El corolario es que un mismo evento puede producir lecturas diametralmente opuestas. En Reino Unido, la crisis desembocará a un gabinete más ortodoxo, con Jeremy Hunt –que ya supervisó los recortes del sistema de salud pública en 2012-18–como nuevo Chancellor y la llegada a 10 Downing Street de Rishi Sunak –predecesor de Kwarteng y rival de Truss en unas primarias en las que optó por un discurso económico más sobrio–. Ambos, junto al gobernador del BoE, Andrew Bailey, presentarán la crisis como una reacción al "despilfarro" del gobierno. No estamos ante un ‘momento Mitterrand del neoliberalismo’, sino un momento Mitterrand a secas. Lo que tampoco parece es que la sociedad británica esté dispuesta a aguantar un programa de recortes tan extenso como el que se llevó a cabo de 2010 en adelante.

Para el resto de Europa, las lecciones son diferentes. Es evidente que los vigilantes del mercado han vuelto. Pero lo que los gobiernos ya no pueden permitirse no es la inversión pública, sino veleidades como las de Truss o el "impuesto único" de Giorgia Meloni. Por eso es importante señalar el desacople que se ha producido entre políticas de austeridad –es decir, reducción del déficit y deuda públicos– y la economía de la oferta –supply-side economics–, con su énfasis en las bajadas de impuestos como mecanismo para obtener crecimiento.

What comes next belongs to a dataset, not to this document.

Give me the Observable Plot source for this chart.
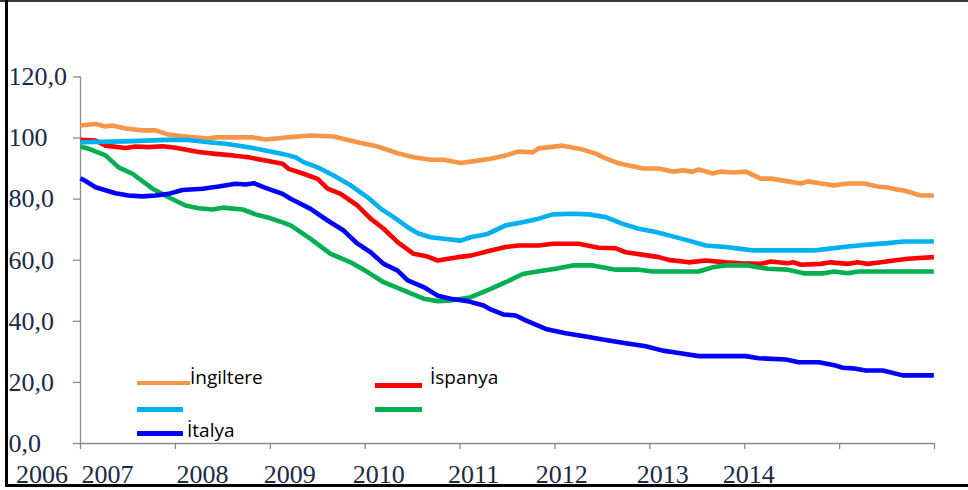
<!DOCTYPE html>
<html><head><meta charset="utf-8">
<script src="https://cdn.jsdelivr.net/npm/d3@7"></script>
<script src="https://cdn.jsdelivr.net/npm/@observablehq/plot@0.6"></script>
<style>
html,body{margin:0;padding:0;background:#fff;}
#wrap{position:relative;width:968px;height:490px;overflow:hidden;background:#fff;}
#chart{position:absolute;left:0;top:0;}
.bd{position:absolute;}
.lg{position:absolute;}
.lt{position:absolute;font-family:"Open Sans",sans-serif;font-size:19px;color:#000;white-space:nowrap;line-height:19px;}
</style></head>
<body>
<div id="wrap">
  <div id="chart"></div>
  <div id="legend"></div>
  <div class="bd" style="left:0;top:0;width:968px;height:2px;background:#3a3a3a"></div>
  <div class="bd" style="left:5px;top:0;width:3px;height:487px;background:#000"></div>
  <div class="bd" style="left:5px;top:484px;width:963px;height:3px;background:#000"></div>
</div>
<script>
// ---- data (t = years from the first axis tick) ----
const seriesKeys = ["İngiltere", "İspanya", "Seri3", "Seri4", "İtalya"];
const legendLabels = ["İngiltere", "İspanya", "", "", "İtalya"];
const seriesColors = ["#F79646", "#FF0000", "#00B0F0", "#00B050", "#0000FF"];

const ingiltere = [[0,104.1],[0.158,104.6],[0.264,103.8],[0.337,104.1],[0.474,103.1],[0.654,102.5],[0.791,102.5],[0.928,101.1],[1.107,100.5],[1.350,99.8],[1.423,100.2],[1.813,100.2],[1.950,99.5],[2.056,99.8],[2.214,100.3],[2.425,100.8],[2.667,100.5],[2.920,98.6],[3.131,97.2],[3.342,95.0],[3.511,93.7],[3.690,92.9],[3.827,92.9],[4.006,91.8],[4.186,92.6],[4.323,93.2],[4.481,94.3],[4.618,95.6],[4.765,95.3],[4.829,96.6],[5.082,97.5],[5.293,96.2],[5.430,94.9],[5.535,93.3],[5.672,91.7],[5.925,90.0],[6.094,90.0],[6.241,89.0],[6.347,89.4],[6.452,89.0],[6.516,89.7],[6.663,88.4],[6.748,89.0],[6.885,88.7],[7.011,89.0],[7.169,86.7],[7.275,86.7],[7.454,85.8],[7.591,85.1],[7.665,85.8],[7.802,85.1],[7.939,84.5],[8.087,85.1],[8.255,85.1],[8.403,84.1],[8.508,83.8],[8.614,83.1],[8.677,82.8],[8.856,81.2],[8.993,81.2]];

const ispanya = [[0,99.4],[0.158,99.2],[0.264,97.5],[0.474,96.7],[0.580,97.2],[0.717,97.0],[0.865,97.3],[1.002,96.8],[1.244,95.4],[1.423,94.8],[1.603,94.3],[1.771,93.7],[1.950,92.6],[2.130,91.6],[2.193,89.9],[2.351,88.3],[2.499,86.6],[2.604,83.4],[2.741,81.7],[2.920,77.9],[3.057,73.6],[3.195,70.3],[3.342,65.9],[3.511,62.1],[3.658,61.2],[3.764,59.9],[3.975,61.0],[4.112,61.5],[4.323,63.2],[4.481,64.3],[4.618,64.8],[4.829,64.8],[4.976,65.4],[5.250,65.4],[5.461,64.1],[5.641,63.9],[5.746,62.6],[5.988,61.5],[6.094,61.0],[6.199,60.1],[6.410,59.3],[6.589,59.9],[6.800,59.3],[6.958,59.0],[7.169,58.8],[7.275,59.6],[7.454,59.0],[7.517,59.3],[7.591,58.5],[7.802,58.8],[7.907,59.3],[8.087,58.8],[8.192,59.3],[8.297,58.8],[8.434,59.3],[8.571,59.9],[8.719,60.5],[8.993,61.0]];

const seri3 = [[0,98.6],[0.474,98.9],[0.896,99.4],[1.107,99.4],[1.350,98.6],[1.529,98.1],[1.771,97.0],[1.950,95.9],[2.130,94.8],[2.267,93.7],[2.351,92.1],[2.499,90.4],[2.667,87.7],[2.847,84.5],[3.026,80.6],[3.163,76.9],[3.300,74.1],[3.448,70.8],[3.553,68.8],[3.690,67.5],[3.827,67.0],[4.006,66.4],[4.112,67.5],[4.291,68.6],[4.481,71.4],[4.660,72.4],[4.829,73.6],[4.976,75.0],[5.187,75.2],[5.356,75.0],[5.535,74.1],[5.714,71.9],[5.883,70.3],[6.062,69.2],[6.241,67.8],[6.410,66.4],[6.589,64.8],[6.800,64.3],[6.958,63.7],[7.095,63.2],[7.728,63.2],[7.876,63.7],[8.087,64.5],[8.297,65.1],[8.508,65.6],[8.677,66.1],[8.993,66.1]];

const seri4 = [[0,97.2],[0.084,96.5],[0.264,94.3],[0.401,90.4],[0.548,88.3],[0.759,83.4],[0.928,80.6],[1.107,77.9],[1.244,77.0],[1.392,76.6],[1.497,77.2],[1.708,76.6],[1.845,75.0],[1.982,73.9],[2.130,72.4],[2.214,71.4],[2.425,67.0],[2.636,62.1],[2.847,59.3],[3.026,56.1],[3.195,52.8],[3.405,50.1],[3.616,47.4],[3.764,46.6],[3.901,46.8],[4.112,47.9],[4.323,50.6],[4.481,52.8],[4.660,55.5],[4.829,56.4],[5.008,57.2],[5.187,58.3],[5.398,58.3],[5.641,56.9],[5.883,56.9],[6.031,56.3],[6.516,56.3],[6.663,57.7],[6.800,58.3],[7.032,58.3],[7.138,57.7],[7.243,57.2],[7.454,56.9],[7.623,55.7],[7.834,55.7],[7.939,56.3],[8.087,55.7],[8.192,56.3],[8.993,56.3]];

const italya = [[0,86.8],[0.053,85.9],[0.158,83.9],[0.369,81.9],[0.506,81.2],[0.654,80.9],[0.791,81.2],[0.928,81.7],[1.075,83.0],[1.286,83.4],[1.455,84.1],[1.634,85.0],[1.740,84.8],[1.824,85.2],[1.950,83.7],[2.130,81.7],[2.214,80.1],[2.425,76.8],[2.604,73.0],[2.773,69.7],[2.920,65.4],[3.057,62.6],[3.195,58.8],[3.342,56.6],[3.448,53.4],[3.616,51.2],[3.764,48.4],[3.901,47.4],[4.080,46.6],[4.249,45.2],[4.323,43.9],[4.460,42.2],[4.586,41.9],[4.692,40.3],[4.903,37.5],[5.113,36.1],[5.324,35.0],[5.535,33.9],[5.746,32.8],[5.957,31.8],[6.136,30.4],[6.305,29.6],[6.516,28.6],[7.011,28.6],[7.148,27.9],[7.433,27.5],[7.570,26.6],[7.781,26.6],[7.960,25.5],[8.034,24.8],[8.139,24.6],[8.276,23.9],[8.455,23.9],[8.666,22.3],[8.993,22.3]];

const yTicks = [0, 20, 40, 60, 80, 100, 120];
const yTickLabels = ["0,0", "20,0", "40,0", "60,0", "80,0", "100", "120,0"];
const xTicks = [0, 1, 2, 3, 4, 5, 6, 7, 8, 9];
const xLabels = ["2006", "2007", "2008", "2009", "2010", "2011", "2012", "2013", "2014"];
const xLabelAt = [-0.406, 0.285, 1.286, 2.204, 3.142, 4.143, 5.071, 6.136, 7.043];

// ---- build table ----
const allSeries = [ingiltere, ispanya, seri3, seri4, italya];
const rows = allSeries.flatMap((s, i) => s.map(([t, v]) => ({key: seriesKeys[i], t, v})));

const axisGray = "#8a8a8a";
const labelColor = "#1b2a47";

const chart = Plot.plot({
  width: 968,
  height: 490,
  marginLeft: 80,
  marginRight: 34,
  marginTop: 76.4,
  marginBottom: 47,
  style: {background: "transparent", overflow: "visible"},
  x: {domain: [0, 9], axis: null},
  y: {domain: [0, 120], axis: null},
  color: {domain: seriesKeys, range: seriesColors},
  marks: [
    Plot.axisY({ticks: yTicks, tickSize: 7, tickFormat: () => "", stroke: axisGray, strokeWidth: 1.3, label: null}),
    Plot.axisX({ticks: xTicks, tickSize: 6, tickFormat: () => "", stroke: axisGray, strokeWidth: 1.3, label: null}),
    Plot.ruleX([0], {stroke: axisGray, strokeWidth: 1.3}),
    Plot.ruleY([0], {stroke: axisGray, strokeWidth: 1.3}),
    Plot.text(yTicks, {y: d => d, text: (d, i) => yTickLabels[i], frameAnchor: "left", textAnchor: "start", dx: -72, lineAnchor: "middle", fontSize: 26, fontFamily: "Liberation Serif", fill: labelColor}),
    Plot.text(xLabels, {x: (d, i) => xLabelAt[i], text: d => d, frameAnchor: "bottom", lineAnchor: "bottom", dy: 39, textAnchor: "middle", fontSize: 26, fontFamily: "Liberation Serif", fill: labelColor}),
    Plot.line(rows, {x: "t", y: "v", z: "key", stroke: "key", strokeWidth: 4.6, strokeLinejoin: "round", strokeLinecap: "butt"})
  ]
});
document.getElementById("chart").appendChild(chart);

// ---- legend (inside the plot area) ----
const legendSlots = [
  {lx: 137, ly: 381, lw: 53, lh: 4, tx: 190, ty: 368},
  {lx: 375, ly: 383, lw: 47, lh: 5, tx: 430, ty: 368},
  {lx: 137, ly: 407, lw: 46, lh: 5, tx: 187, ty: 393},
  {lx: 375, ly: 407, lw: 47, lh: 5, tx: 430, ty: 393},
  {lx: 137, ly: 431, lw: 46, lh: 5, tx: 187, ty: 421}
];
const leg = document.getElementById("legend");
seriesKeys.forEach((k, i) => {
  const s = legendSlots[i];
  const ln = document.createElement("div");
  ln.className = "lg";
  ln.style.cssText = `left:${s.lx}px;top:${s.ly}px;width:${s.lw}px;height:${s.lh}px;background:${seriesColors[i]}`;
  leg.appendChild(ln);
  if (legendLabels[i]) {
    const t = document.createElement("div");
    t.className = "lt";
    t.style.left = s.tx + "px";
    t.style.top = s.ty + "px";
    t.textContent = legendLabels[i];
    leg.appendChild(t);
  }
});
</script>
</body></html>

Hasta ahora, y aunque en la práctica gobiernos como los de Reagan fueron extremadamente derrochadores, se asumía que el pack neoliberal contenía ambas prescripciones. Durante la crisis de la zona euro, por ejemplo, la troika compuesta por la Comisión, el BCE y el FMI insistía en cuadrar las cuentas públicas priorizando las rebajas del gasto público sobre los incrementos de recaudación. Aunque gobiernos como el de Mariano Rajoy también tuvieron que subir impuestos, la carga del ajuste se realizó por el lado del gasto. El crecimiento que se produjo tras aquellas reformas vino lastrado por una inmensa desigualdad en su distribución: en España, el 1% más rico de la sociedad acaparó el 24% del crecimiento, en tanto que al 90% más pobre solo le correspondió un 2%.

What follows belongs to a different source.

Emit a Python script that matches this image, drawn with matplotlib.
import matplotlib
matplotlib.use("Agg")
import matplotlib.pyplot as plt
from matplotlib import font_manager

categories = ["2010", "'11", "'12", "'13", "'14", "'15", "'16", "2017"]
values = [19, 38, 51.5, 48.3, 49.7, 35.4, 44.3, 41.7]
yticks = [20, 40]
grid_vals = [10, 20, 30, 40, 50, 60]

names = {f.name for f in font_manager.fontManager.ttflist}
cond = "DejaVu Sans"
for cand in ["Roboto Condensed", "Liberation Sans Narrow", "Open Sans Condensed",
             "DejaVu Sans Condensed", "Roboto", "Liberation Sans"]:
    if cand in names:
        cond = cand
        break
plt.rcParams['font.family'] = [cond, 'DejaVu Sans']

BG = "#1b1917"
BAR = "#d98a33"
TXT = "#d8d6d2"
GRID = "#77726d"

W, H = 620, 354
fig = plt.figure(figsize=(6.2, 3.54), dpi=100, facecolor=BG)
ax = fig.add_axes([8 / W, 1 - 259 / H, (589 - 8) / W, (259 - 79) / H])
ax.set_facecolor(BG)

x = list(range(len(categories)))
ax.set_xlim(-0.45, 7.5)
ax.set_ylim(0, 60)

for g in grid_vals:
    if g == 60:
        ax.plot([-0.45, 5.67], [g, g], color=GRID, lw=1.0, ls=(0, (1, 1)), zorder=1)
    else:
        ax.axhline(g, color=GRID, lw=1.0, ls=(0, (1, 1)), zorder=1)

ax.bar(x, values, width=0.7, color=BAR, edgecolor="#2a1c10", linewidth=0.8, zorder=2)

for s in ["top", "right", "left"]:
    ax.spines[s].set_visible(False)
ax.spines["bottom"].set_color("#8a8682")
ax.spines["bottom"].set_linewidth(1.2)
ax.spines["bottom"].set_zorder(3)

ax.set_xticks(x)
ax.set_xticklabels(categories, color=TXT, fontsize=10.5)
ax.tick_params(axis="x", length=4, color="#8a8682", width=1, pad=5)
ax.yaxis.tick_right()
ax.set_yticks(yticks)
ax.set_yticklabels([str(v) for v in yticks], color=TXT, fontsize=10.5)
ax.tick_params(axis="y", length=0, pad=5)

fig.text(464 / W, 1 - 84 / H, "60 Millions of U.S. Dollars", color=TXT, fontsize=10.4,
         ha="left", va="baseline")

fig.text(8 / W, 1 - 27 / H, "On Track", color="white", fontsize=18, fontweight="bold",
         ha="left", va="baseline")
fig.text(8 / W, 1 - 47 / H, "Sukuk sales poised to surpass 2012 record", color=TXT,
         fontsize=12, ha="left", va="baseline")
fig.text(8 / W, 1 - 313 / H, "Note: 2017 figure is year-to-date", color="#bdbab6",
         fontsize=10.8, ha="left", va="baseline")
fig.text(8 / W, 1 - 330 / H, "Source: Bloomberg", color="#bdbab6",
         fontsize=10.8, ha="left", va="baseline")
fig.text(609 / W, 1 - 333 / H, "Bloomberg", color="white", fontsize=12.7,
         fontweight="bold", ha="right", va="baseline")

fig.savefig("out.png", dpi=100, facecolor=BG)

La reacción a la crisis de 2020 –especialmente a nivel europeo– ha sido distinta. Las medidas de estímulo –monetario y fiscal– adoptadas entonces no pueden mantenerse indefinidamente. Pero el retorno a unas cuentas públicas sostenibles, en plena crisis energética y con la guerra en Ucrania sin visos de terminar, no puede dejar de lado el papel del Estado como garante de cohesión social, proveedor de seguridad y coordinador económico. Lo mismo pasa en relación con la lucha contra el cambio climático, que difícilmente puede llevarse a cabo sin políticas industriales y redistributivas extensas. Medidas que incluso hace un año eran consideradas una herejía –como los controles de precios– se han convertido en herramientas indispensables para hacer frente a la crisis energética.

Nos encaminamos otra vez hacia una época austera, pero las medidas necesarias para navegarla son radicalmente distintas a las que fracasaron durante la anterior. El futuro del neoliberalismo –si es que lo tiene– se encuentra en la resolución de esta paradoja.